Tuesday, March 27, 2007

Blair apologises over slavery but cleric says: Not enough

Story by Reuters
Publication Date: 3/27/2007

Prime Minister Tony Blair expressed Britain’s “deep sorrow and regret” yesterday for the country’s role in the slave trade as events take place to mark the anniversary of its abolition in the British Empire.

Ghanaian actors perform a show on slavery at Elmina castle in Cape Coast on Sunday, to mark the 200th anniversary of the abolition of slave trade in Britain. Photos/REUTERS
However the second most senior cleric in the Church of England said the government should make a formal apology for the trade which was abolished by parliament exactly 200 years ago on March 25, 1807.

In a recorded message for celebrations in Ghana – a source of many of the slaves – marking the bicentenary of the abolition, Mr Blair said it was right that the occasion was marked across British cities which had played a role in slavery.

“It is an opportunity for the United Kingdom to express our deep sorrow and regret for our nation’s role in the slave trade and for the unbearable suffering, individually and collectively, it caused,” Blair said.

Earlier this month, Mr Blair said he was “sorry” for Britain’s role but Archbishop of York John Sentamu said Mr Blair still needed to go further.

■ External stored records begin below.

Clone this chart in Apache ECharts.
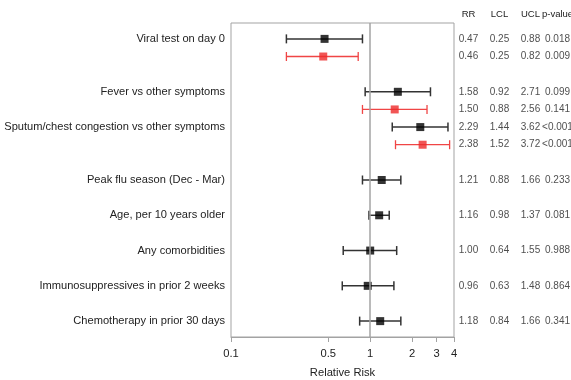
<!DOCTYPE html>
<html>
<head>
<meta charset="utf-8">
<script src="https://cdn.jsdelivr.net/npm/echarts@6/dist/echarts.min.js"></script>
<style>html,body{margin:0;padding:0;background:#fff}#c{width:571px;height:380px}</style>
</head>
<body>
<div id="c"></div>
<script>
const rowLabels = ['Viral test on day 0','Fever vs other symptoms','Sputum/chest congestion vs other symptoms','Peak flu season (Dec - Mar)','Age, per 10 years older','Any comorbidities','Immunosuppressives in prior 2 weeks','Chemotherapy in prior 30 days'];
const labelRows = [0,3,5,8,10,12,14,16];
const rowPos = [0,1,3,4,5,6,8,10,12,14,16];
const isRed = [false,true,false,true,false,true,false,false,false,false,false];
const rr  = [0.47,0.46,1.58,1.50,2.29,2.38,1.21,1.16,1.00,0.96,1.18];
const lcl = [0.25,0.25,0.92,0.88,1.44,1.52,0.88,0.98,0.64,0.63,0.84];
const ucl = [0.88,0.82,2.71,2.56,3.62,3.72,1.66,1.37,1.55,1.48,1.66];
const pval = ['0.018','0.009','0.099','0.141','<0.001','<0.001','0.233','0.081','0.988','0.864','0.341'];
const tableCols = ['RR','LCL','UCL','p-value'];
const xTicks = [0.1,0.5,1,2,3,4];

const BLACK = '#000000', BLACK_LINE = '#333333', RED = '#ee2a2a', RED_LINE = '#f04545';
const GRAY = '#a3a3a3', TXT = '#222222', FONT = 'Liberation Sans';

const barData = rowPos.map((r,i)=>[lcl[i], ucl[i], r, isRed[i]?1:0]);
const blackPts = [], redPts = [];
rowPos.forEach((r,i)=>{ (isRed[i]?redPts:blackPts).push([rr[i], r]); });
const tableData = [];
rowPos.forEach((r,i)=>{
  tableData.push([0, r, rr[i].toFixed(2)]);
  tableData.push([1, r, lcl[i].toFixed(2)]);
  tableData.push([2, r, ucl[i].toFixed(2)]);
  tableData.push({value:[3, r, pval[i]], label:{offset:[-4,0]}});
});

const chart = echarts.init(document.getElementById('c'), null, {renderer:'canvas'});
chart.setOption({
  animation:false,
  textStyle:{fontFamily:FONT},
  grid:[
    {left:231, top:23, width:223, height:314, show:true, borderColor:GRAY, borderWidth:1, containLabel:false, outerBoundsMode:'none'},
    {left:453, top:23, width:124, height:314, show:false, containLabel:false, outerBoundsMode:'none'}
  ],
  xAxis:[
    {gridIndex:0, type:'log', logBase:10, min:0.1, max:4,
     axisLine:{show:true, onZero:false, lineStyle:{color:GRAY, width:1}},
     axisTick:{show:true, customValues:xTicks, length:5, lineStyle:{color:GRAY}},
     axisLabel:{customValues:xTicks, color:TXT, fontSize:11.2, margin:11, fontFamily:FONT, formatter:v=>String(v)},
     splitLine:{show:false}, minorTick:{show:false},
     name:'Relative Risk', nameLocation:'middle', nameGap:30,
     nameTextStyle:{color:TXT, fontSize:11.2, fontFamily:FONT}},
    {gridIndex:1, type:'category', data:tableCols, position:'top',
     axisLine:{show:false, onZero:false}, axisTick:{show:false},
     axisLabel:{color:TXT, fontSize:9.5, margin:4, fontFamily:FONT, interval:0,
       formatter:v=> v==='p-value' ? v + '   ' : v}}
  ],
  yAxis:[
    {gridIndex:0, type:'value', min:-0.9, max:16.9, inverse:true,
     axisLine:{show:false, onZero:false}, axisTick:{show:false}, splitLine:{show:false},
     axisLabel:{customValues:labelRows, color:TXT, fontSize:11.1, margin:6, fontFamily:FONT,
       formatter:v=>{const k=labelRows.indexOf(Math.round(v)); return k>=0?rowLabels[k]:'';}}},
    {gridIndex:1, type:'value', min:-0.9, max:16.9, inverse:true, show:false}
  ],
  series:[
    {type:'custom', xAxisIndex:0, yAxisIndex:0, data:barData, clip:false,
     renderItem:(params, api)=>{
       const a = api.coord([api.value(0), api.value(2)]);
       const b = api.coord([api.value(1), api.value(2)]);
       const red = api.value(3)===1;
       const st = {stroke: red?RED_LINE:BLACK_LINE, lineWidth: red?1.3:1.5};
       const h = 4.5;
       return {type:'group', children:[
         {type:'line', shape:{x1:a[0],y1:a[1],x2:b[0],y2:b[1]}, style:st},
         {type:'line', shape:{x1:a[0],y1:a[1]-h,x2:a[0],y2:a[1]+h}, style:st},
         {type:'line', shape:{x1:b[0],y1:b[1]-h,x2:b[0],y2:b[1]+h}, style:st}
       ]};
     },
     markLine:{silent:true, symbol:'none', label:{show:false},
       lineStyle:{color:GRAY, width:1.5, type:'solid'}, data:[{xAxis:1}]},
     z:2},
    {type:'scatter', xAxisIndex:0, yAxisIndex:0, data:blackPts, symbol:'rect', symbolSize:8,
     itemStyle:{color:BLACK}, z:3},
    {type:'scatter', xAxisIndex:0, yAxisIndex:0, data:redPts, symbol:'rect', symbolSize:8,
     itemStyle:{color:RED}, z:3},
    {type:'scatter', xAxisIndex:1, yAxisIndex:1, data:tableData, symbolSize:0,
     label:{show:true, position:'inside', color:TXT, fontSize:10, fontFamily:FONT,
       formatter:p=>p.value[2]}, z:3}
  ]
});
</script>
</body>
</html>
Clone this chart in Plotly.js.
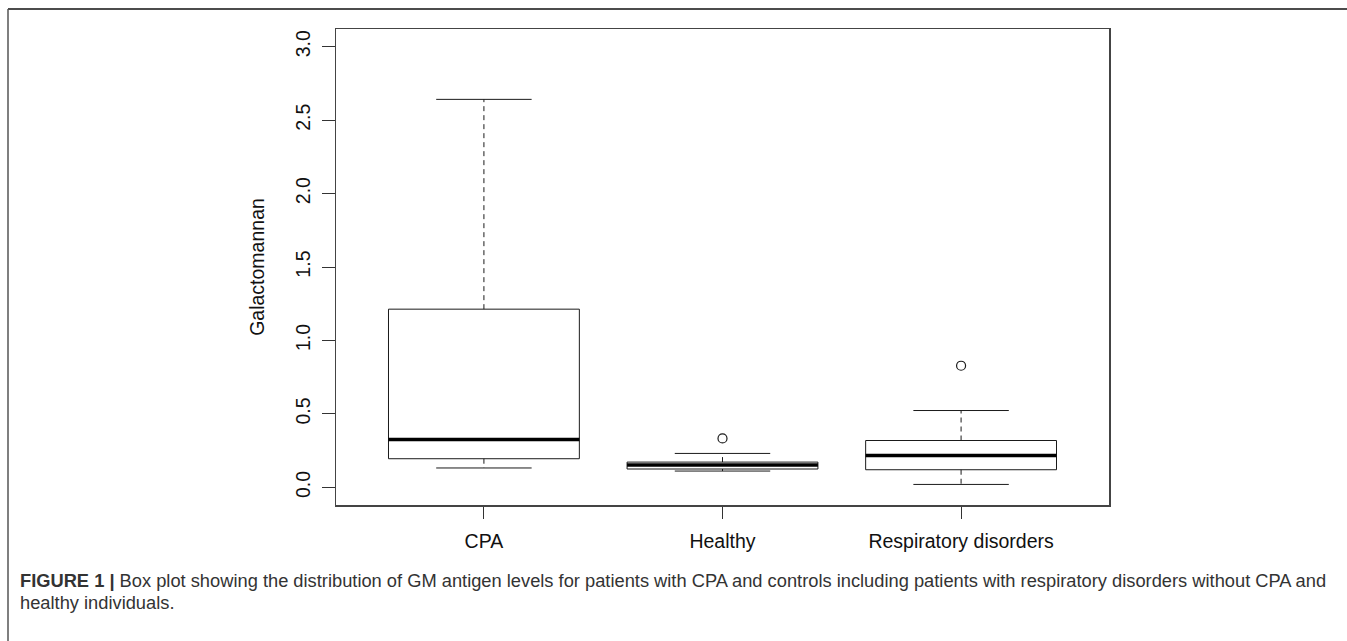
<!DOCTYPE html>
<html>
<head>
<meta charset="utf-8">
<script src="https://cdn.plot.ly/plotly-3.0.1.min.js"></script>
<style>
  html, body { margin: 0; padding: 0; background: #fff; }
  #chart { width: 1347px; height: 641px; }
</style>
</head>
<body>
<div id="chart"></div>
<script>
// ---- Data ----
var categories = ['CPA', 'Healthy', 'Respiratory disorders'];
var lowerWhisker = [0.132, 0.111, 0.020];
var q1Values = [0.195, 0.125, 0.120];
var medianValues = [0.326, 0.152, 0.217];
var q3Values = [1.213, 0.172, 0.319];
var upperWhisker = [2.641, 0.231, 0.523];
var outlierGroup = [2, 3];
var outlierValues = [0.333, 0.828];
var yTickValues = [0, 0.5, 1, 1.5, 2, 2.5, 3];

// ---- Build box-plot marks (R style) ----
var boxHalf = 0.4, capHalf = 0.2;
var bx = [], by = [], mx = [], my = [], wx = [], wy = [], cx = [], cy = [];
categories.forEach(function (name, i) {
  var c = i + 1;
  bx.push(c - boxHalf, c + boxHalf, c + boxHalf, c - boxHalf, c - boxHalf, null);
  by.push(q1Values[i], q1Values[i], q3Values[i], q3Values[i], q1Values[i], null);
  mx.push(c - boxHalf, c + boxHalf, null);
  my.push(medianValues[i], medianValues[i], null);
  wx.push(c, c, null, c, c, null);
  wy.push(q3Values[i], upperWhisker[i], null, q1Values[i], lowerWhisker[i], null);
  cx.push(c - capHalf, c + capHalf, null, c - capHalf, c + capHalf, null);
  cy.push(upperWhisker[i], upperWhisker[i], null, lowerWhisker[i], lowerWhisker[i], null);
});

var lineCol = '#1a1a1a';
var traces = [
  { type: 'scatter', mode: 'lines', x: wx, y: wy, line: { color: lineCol, width: 1, dash: '5px,4px' }, hoverinfo: 'skip' },
  { type: 'scatter', mode: 'lines', x: cx, y: cy, line: { color: lineCol, width: 1 }, hoverinfo: 'skip' },
  { type: 'scatter', mode: 'lines', x: bx, y: by, line: { color: lineCol, width: 1 }, hoverinfo: 'skip' },
  { type: 'scatter', mode: 'lines', x: mx, y: my, line: { color: '#000', width: 3.5 }, hoverinfo: 'skip' },
  { type: 'scatter', mode: 'markers', x: outlierGroup, y: outlierValues,
    marker: { symbol: 'circle-open', size: 9, color: lineCol, line: { width: 1.2, color: lineCol } }, hoverinfo: 'skip' }
];

var font = { family: 'Liberation Sans, Arial, sans-serif', size: 19.5, color: '#111' };
var capFont = { family: 'Liberation Sans, Arial, sans-serif', size: 18.3, color: '#333' };

var L = 336, R = 1109, T = 29, B = 505, W = 1347, H = 641;
function px(x) { return (x - L) / (R - L); }
function py(y) { return (B - y) / (B - T); }

var layout = {
  width: W, height: H,
  margin: { l: L, r: W - R, t: T, b: H - B, pad: 0 },
  paper_bgcolor: '#fff', plot_bgcolor: '#fff',
  showlegend: false,
  font: font,
  xaxis: {
    range: [0.38, 3.62], tickvals: [1, 2, 3], ticktext: categories,
    ticks: 'outside', ticklen: 12, tickcolor: '#333', tickwidth: 1,
    showline: true, linecolor: '#444', linewidth: 1.5, mirror: true,
    showgrid: false, zeroline: false, tickfont: font, ticklabelstandoff: 6
  },
  yaxis: {
    range: [-0.12, 3.12], tickvals: yTickValues, tickformat: '.1f',
    ticks: 'outside', ticklen: 13, tickcolor: '#333', tickwidth: 1,
    tickangle: -90, showline: true, linecolor: '#444', linewidth: 1.5, mirror: true,
    showgrid: false, zeroline: false, tickfont: font, ticklabelstandoff: 4,
    title: { text: 'Galactomannan', font: font, standoff: 22 }
  },
  shapes: [
    { type: 'line', xref: 'paper', yref: 'paper', x0: px(8), x1: px(W), y0: py(9), y1: py(9), line: { color: '#111', width: 1.5 } },
    { type: 'line', xref: 'paper', yref: 'paper', x0: px(8), x1: px(8), y0: py(9), y1: py(H), line: { color: '#555', width: 1.5 } }
  ],
  annotations: [
    { xref: 'paper', yref: 'paper', x: px(18), y: py(580), xanchor: 'left', yanchor: 'middle', showarrow: false, align: 'left',
      text: '<b>FIGURE 1 |</b> Box plot showing the distribution of GM antigen levels for patients with CPA and controls including patients with respiratory disorders without CPA and',
      font: capFont },
    { xref: 'paper', yref: 'paper', x: px(18), y: py(602), xanchor: 'left', yanchor: 'middle', showarrow: false, align: 'left',
      text: 'healthy individuals.',
      font: capFont }
  ]
};

Plotly.newPlot('chart', traces, layout, { displayModeBar: false, staticPlot: true });
</script>
</body>
</html>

“A nation of this quality should have the sense of saying we are very sorry and we have to put the record straight,” he told the BBC.

“This community was involved in a very terrible trade, Africans were involved in a very terrible trade, the Church was involved in a very terrible trade ... it’s important that we all own up to what was collectively done.” On Saturday, Archbishop Sentamu joined about 3,600 others in marches through central London as part of a series of events in Britain to mark the anniversary of the abolition of the brutal trade.

“The easiest thing in the world is to look back 200 years and say we wouldn’t have made those mistakes,” the Archbishop of Canterbury Rowan Williams said.

A campaign by British politician and philanthropist William Wilberforce persuaded first the church and then the public and finally parliament that the lucrative trade was abhorrent and should be banned.

Although the practice was outlawed, the lucrative trade continued for many years with ship captains, facing heavy fines, not hesitating to dump their human cargoes overboard if they were caught.

“We must act to tackle the many forms of modern day slavery, the forced recruitment of child soldiers, human trafficking and bonded labour,” he said. “There is a great deal more to do.”

Meanwhile, in Elmina, Ghana, descendants of slaves and dignitaries gathered at a white-washed former slave fort to remember the more than 10 million Africans – some estimates say up to 60 million – sent on slave ships to the New World.

“Through this dark era of human history, the mystery of it all ... was the indomitable human spirit that could not be broken,” said Ghana’s President John Kufuor, his voice echoing around the castle courtyard.

“Man should never descend to such low depths of inhumanity to man as the slave trade ever again.”

Elmina was sub-Saharan Africa’s first permanent slave trading post, built by the Portuguese in 1492. It passed to England and by the 18th century shipped tens of thousands of Africans a year through “the door of no return” to slave ships.

“It was so bad the way they maltreated our forefathers, the way they chained them and imprisoned them for so many years,” said Mr Anthony Kinful, 38, a storekeeper near the Elmina fort. “If I see white people now, I think badly of them.”

After years of campaigning by anti-slavery activists like politician William Wilberforce, Britain banned the trade in slaves from Africa on March 25, 1807.

It did not outlaw slavery itself until 1833 and the transatlantic trade continued under foreign flags for many years.

In Ghana on Sunday, Britain’s first black cabinet minister Baroness Valerie Amos, herself a descendant of slaves who was born in Guyana, joined South African jazz icon Hugh Masekela and Jamaican-born reggae poet Linton Kwesi Johnson at the ceremony.

Countless Africans perished on the voyage or on disease-infested plantations in the Americas. Mr Kufuor dismissed talk of reparations because of the active involvement of Africans in the slave trade.

In neighbouring Sierra Leone, one of the world’s poorest countries originally founded as a haven for freed slaves, journalist Samuel Beckley said Africa was still suffering.

“Slavery took away our strong men,” Mr Beckley said at a church founded in 1808 by exiled Jamaican Maroons – slaves who revolted against British rule.

“The economic potential of Africa was put in reverse gear ... The only way to make amends is reparations.”

The anniversary has raised awareness of modern-day forms of bondage, from illegal chattel slavery still practised in some nations in Africa’s dry Sahel belt, to mafias which traffic African girls as prostitutes to the West. “The traffic in human beings is clearly not over,” said Ghanaian poet Kofi Anyi Doho. “There are no boats to anchor next to a slave fort but people are being forced into ... a form of enslavement all over the world.”